Budget 2016: A mixed bag

Editor-Post

The third Budget of the NDA Government unveiled by Finance Minister Arun Jaitley in the Lok Sabha on Monday was a mixed bag – good for farming and rural India, and a bit harsh on the middle class and salary earners.

The agrarian and social sectors of India will definitely benefit from increased budgetary allocations of funds which will usher in some prosperity in villages if the schemes proposed are implemented both in letter and in spirit. Also on the positive side, the Government decided to stick to the fiscal consolidation roadmap brushing aside the suggestion that amid the global slowdown it would be proper to sacrifice fiscal prudence and focus single-mindedly on growth by significantly stepping up public expenditure.

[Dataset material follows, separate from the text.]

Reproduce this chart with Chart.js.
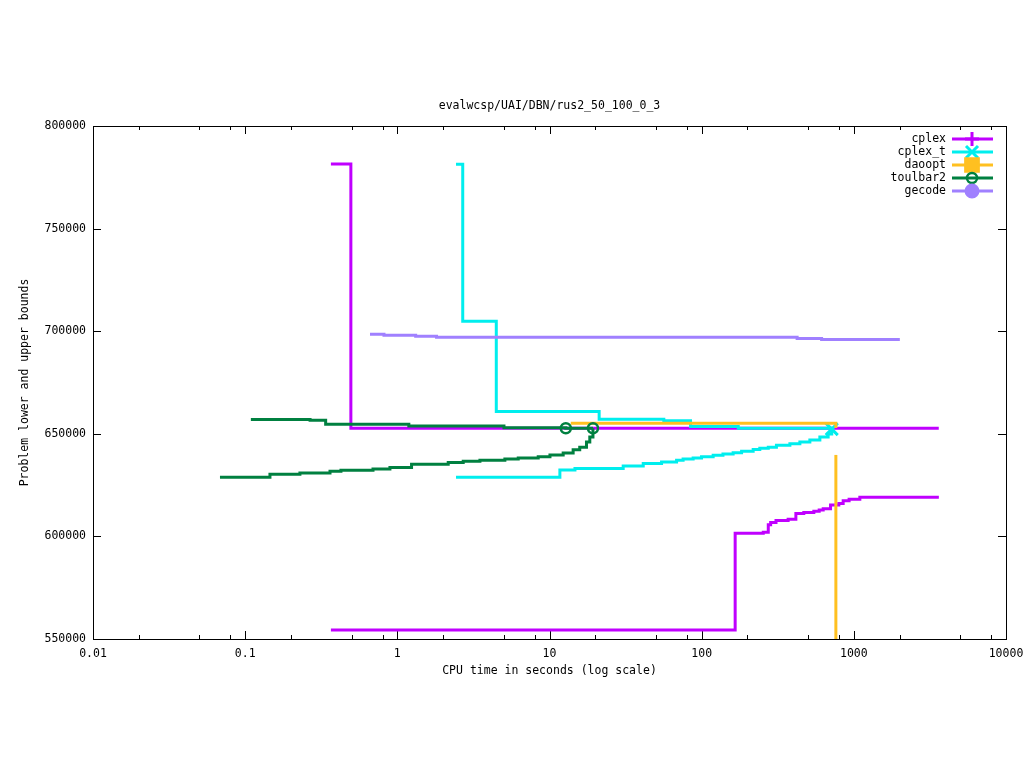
<!DOCTYPE html>
<html>
<head>
<meta charset="utf-8">
<script src="https://cdn.jsdelivr.net/npm/chart.js@4.4.0/dist/chart.umd.min.js"></script>
<style>
  html, body { margin: 0; padding: 0; background: #fff; }
</style>
</head>
<body>
<canvas id="grafik" width="1024" height="768"></canvas>
<script>
// data (waktu dalam detik, bound)
const cplexUbTime  = [0.366, 0.495, 3615];
const cplexUbBound = [781500, 652700, 652700];
const cplexLbTime  = [0.366, 166, 254, 274, 284, 308, 370, 416, 469, 546, 592, 629, 703, 797, 851, 931, 1095, 3620];
const cplexLbBound = [554400, 601500, 602000, 605700, 606800, 607800, 608300, 611200, 611700, 612200, 612900, 613500, 615300, 616000, 617400, 618100, 619100, 619100];

const cplexTUbTime  = [2.43, 2.69, 4.47, 21.2, 56.4, 84.5, 174, 716];
const cplexTUbBound = [781300, 704800, 660900, 657100, 656400, 653600, 652700, 652700];
const cplexTLbTime  = [2.43, 11.7, 14.7, 30.5, 41.3, 54.5, 68.4, 75.5, 87.9, 99.8, 119, 138, 161, 183, 218, 241, 274, 310, 380, 442, 514, 598, 678, 716];
const cplexTLbBound = [628800, 632400, 633100, 634300, 635500, 636300, 637100, 637700, 638200, 638800, 639500, 640100, 640800, 641500, 642300, 642900, 643500, 644400, 645200, 646000, 647000, 648400, 649900, 652300];

const daooptUbTime  = [13.8, 762];
const daooptUbBound = [655100, 652800];
const daooptLbTime  = [762, 762];
const daooptLbBound = [520000, 639700];

const toulbarUbTime  = [0.109, 0.267, 0.338, 1.19, 5.02, 12.8, 19.3];
const toulbarUbBound = [657000, 656600, 654600, 653800, 653000, 652700, 652700];
const toulbarLbTime  = [0.0683, 0.1455, 0.229, 0.361, 0.426, 0.692, 0.894, 1.24, 2.16, 2.71, 3.49, 5.09, 6.23, 8.43, 10.07, 12.3, 14.3, 15.8, 17.5, 18.4, 19.3];
const toulbarLbBound = [628800, 630300, 630900, 631700, 632200, 632800, 633600, 635100, 636000, 636600, 637100, 637700, 638200, 638800, 639700, 640600, 642200, 643500, 646000, 648400, 652700];

const gecodeUbTime  = [0.661, 0.817, 1.32, 1.81, 424, 614, 2006];
const gecodeUbBound = [698500, 698000, 697500, 697000, 696500, 696000, 696000];

// titik yang diberi marker
const cplexTMarks  = [716];
const toulbarMarks = [12.8, 19.3];

const seriesNames = ["cplex", "cplex_t", "daoopt", "toulbar2", "gecode"];
const xMajorTicks = [0.01, 0.1, 1, 10, 100, 1000, 10000];
const yTicks = [550000, 600000, 650000, 700000, 750000, 800000];

const judul = "evalwcsp/UAI/DBN/rus2_50_100_0_3";
const xTitle = "CPU time in seconds (log scale)";
const yTitle = "Problem lower and upper bounds";

const warna = ["#c000ff", "#00eeee", "#ffc020", "#008040", "#a080ff"];
const marker = ["cross", "crossRot", "rect", "circle", "circle"];
const markerSize = [7, 8.5, 9, 5, 6];
const FONT = '11.5px "DejaVu Sans Mono"';

// minor tick log: 2, 5, 8 per dekade
const xTickValues = [];
for (let i = 0; i < xMajorTicks.length; i++) {
  xTickValues.push(xMajorTicks[i]);
  if (i < xMajorTicks.length - 1) {
    [2, 5, 8].forEach(m => xTickValues.push(+(xMajorTicks[i] * m).toPrecision(6)));
  }
}

function toPts(t, b) {
  return t.map((x, i) => ({ x: x, y: b[i] }));
}

const curves = [
  { s: 0, t: cplexUbTime, b: cplexUbBound, marks: [] },
  { s: 0, t: cplexLbTime, b: cplexLbBound, marks: [] },
  { s: 1, t: cplexTUbTime, b: cplexTUbBound, marks: [] },
  { s: 1, t: cplexTLbTime, b: cplexTLbBound, marks: cplexTMarks },
  { s: 2, t: daooptUbTime, b: daooptUbBound, marks: [] },
  { s: 2, t: daooptLbTime, b: daooptLbBound, marks: [] },
  { s: 3, t: toulbarUbTime, b: toulbarUbBound, marks: toulbarMarks },
  { s: 3, t: toulbarLbTime, b: toulbarLbBound, marks: [] },
  { s: 4, t: gecodeUbTime, b: gecodeUbBound, marks: [] }
];

const datasets = curves.map(c => ({
  label: seriesNames[c.s],
  data: toPts(c.t, c.b),
  showLine: true,
  stepped: true,
  fill: false,
  borderColor: warna[c.s],
  borderWidth: 3,
  pointStyle: marker[c.s],
  pointBorderColor: warna[c.s],
  pointBackgroundColor: c.s === 3 ? "rgba(0,0,0,0)" : warna[c.s],
  pointBorderWidth: c.s === 3 ? 2.5 : 3,
  pointRadius: ctx => (ctx.raw && c.marks.includes(ctx.raw.x)) ? markerSize[c.s] : 0,
  pointHoverRadius: 0,
  order: 10 - c.s
}));

const gnuFrame = {
  id: "gnuFrame",
  beforeDatasetsDraw(chart) {
    const ctx = chart.ctx;
    const a = chart.chartArea;
    const xs = chart.scales.x, ys = chart.scales.y;
    ctx.save();
    ctx.strokeStyle = "#000";
    ctx.lineWidth = 1;
    ctx.beginPath();
    for (const v of xTickValues) {
      const px = Math.round(xs.getPixelForValue(v)) + 0.5;
      const len = xMajorTicks.includes(v) ? 8 : 4;
      ctx.moveTo(px, a.bottom); ctx.lineTo(px, a.bottom - len);
      ctx.moveTo(px, a.top); ctx.lineTo(px, a.top + len);
    }
    for (const v of yTicks) {
      const py = Math.round(ys.getPixelForValue(v)) + 0.5;
      ctx.moveTo(a.left, py); ctx.lineTo(a.left + 8, py);
      ctx.moveTo(a.right, py); ctx.lineTo(a.right - 8, py);
    }
    ctx.stroke();
    ctx.strokeRect(Math.round(a.left) + 0.5, Math.round(a.top) + 0.5,
      Math.round(a.right - a.left), Math.round(a.bottom - a.top));
    ctx.restore();
  },
  afterDraw(chart) {
    const ctx = chart.ctx;
    const a = chart.chartArea;
    const cx = (a.left + a.right) / 2;
    ctx.save();
    ctx.font = FONT;
    ctx.fillStyle = "#000";
    ctx.textAlign = "center";
    ctx.textBaseline = "middle";
    ctx.fillText(judul, cx, a.top - 20);
    ctx.fillText(xTitle, cx, a.bottom + 32);
    ctx.save();
    ctx.translate(25, (a.top + a.bottom) / 2);
    ctx.rotate(-Math.PI / 2);
    ctx.fillText(yTitle, 0, 0);
    ctx.restore();

    // legend ala gnuplot
    ctx.textAlign = "right";
    seriesNames.forEach((n, i) => {
      const y = a.top + 13 + i * 13;
      ctx.fillStyle = "#000";
      ctx.fillText(n, a.right - 60, y);
      ctx.strokeStyle = warna[i];
      ctx.lineWidth = 3;
      ctx.beginPath();
      ctx.moveTo(a.right - 54, y);
      ctx.lineTo(a.right - 13, y);
      ctx.stroke();
      ctx.fillStyle = (i === 3) ? "rgba(0,0,0,0)" : warna[i];
      ctx.lineWidth = i === 3 ? 2.5 : 3;
      Chart.helpers.drawPoint(ctx, {
        pointStyle: marker[i],
        radius: markerSize[i],
        rotation: 0,
        borderWidth: ctx.lineWidth
      }, a.right - 34, y);
    });
    ctx.restore();
  }
};

new Chart(document.getElementById("grafik").getContext("2d"), {
  type: "scatter",
  data: { datasets: datasets },
  options: {
    responsive: false,
    animation: false,
    devicePixelRatio: 1,
    layout: { padding: { left: 0, right: 18, top: 126, bottom: 99 } },
    plugins: {
      legend: { display: false },
      title: { display: false },
      tooltip: { enabled: false }
    },
    scales: {
      x: {
        type: "logarithmic",
        min: 0.01,
        max: 10000,
        afterBuildTicks: s => { s.ticks = xTickValues.map(v => ({ value: v })); },
        afterFit: s => { s.height = 30; s.paddingLeft = 0; s.paddingRight = 0; },
        grid: { display: false, drawTicks: false },
        border: { display: false },
        ticks: {
          autoSkip: false,
          maxRotation: 0,
          padding: 8,
          color: "#000",
          font: { family: "DejaVu Sans Mono", size: 11.5 },
          callback: v => xMajorTicks.includes(v) ? String(v) : ""
        }
      },
      y: {
        type: "linear",
        min: 550000,
        max: 800000,
        afterBuildTicks: s => { s.ticks = yTicks.map(v => ({ value: v })); },
        afterFit: s => { s.width = 93; s.paddingTop = 0; s.paddingBottom = 0; },
        grid: { display: false, drawTicks: false },
        border: { display: false },
        ticks: {
          padding: 7,
          color: "#000",
          font: { family: "DejaVu Sans Mono", size: 11.5 },
          callback: v => String(v)
        }
      }
    }
  },
  plugins: [gnuFrame]
});
</script>
</body>
</html>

The Keynesians lost out and Jaitley opted to keep the fiscal deficit at 3.5 per cent of the Gross Domestic Product (GDP), down from 3.9 per cent estimated in the current financial year. Global rating agencies should now have no reason to complain.
 
However, as they say devil is in the detail, the Finance Minister’s proposal to subject 60 percent of the Employees’ Provident Fund withdrawals to the EET (exempt, exempt and tax) model of taxation evoked a sharp reaction from people, especially the lower and upper middle classes and trade unions. Unnerved by the sharp reaction, the Finance Ministry went into a fire-fighting mode to contain the fallout. It is reportedly contemplating rolling back the proposal for which there is little justification in the absence of a credible social security scheme which could take care of the needs of the aged in India.
 
What is also a bit disturbing is that Jaitley has made an extra effort to raise additional resources from indirect taxation, while giving small concessions on the direct taxes side. There would be a revenue sacrifice of Rs 1,060 crore in direct taxes, while indirect tax proposals are expected to yield Rs 20,670 crore, resulting in a net revenue gain of Rs 19,610 crores. This would mean a greater burden on the common man of India, which may prove inflationary had the global oil prices not been low.

Good economics cannot be divorced from good politics. The focus of the government policy ought to be on India’s growth and wealth generation and not on a redistribution of its wealth. The Government’s effort should be to encourage savings by Indians and accelerate investment to achieve the potential growth rate of 8-10 per cent as quickly as possible.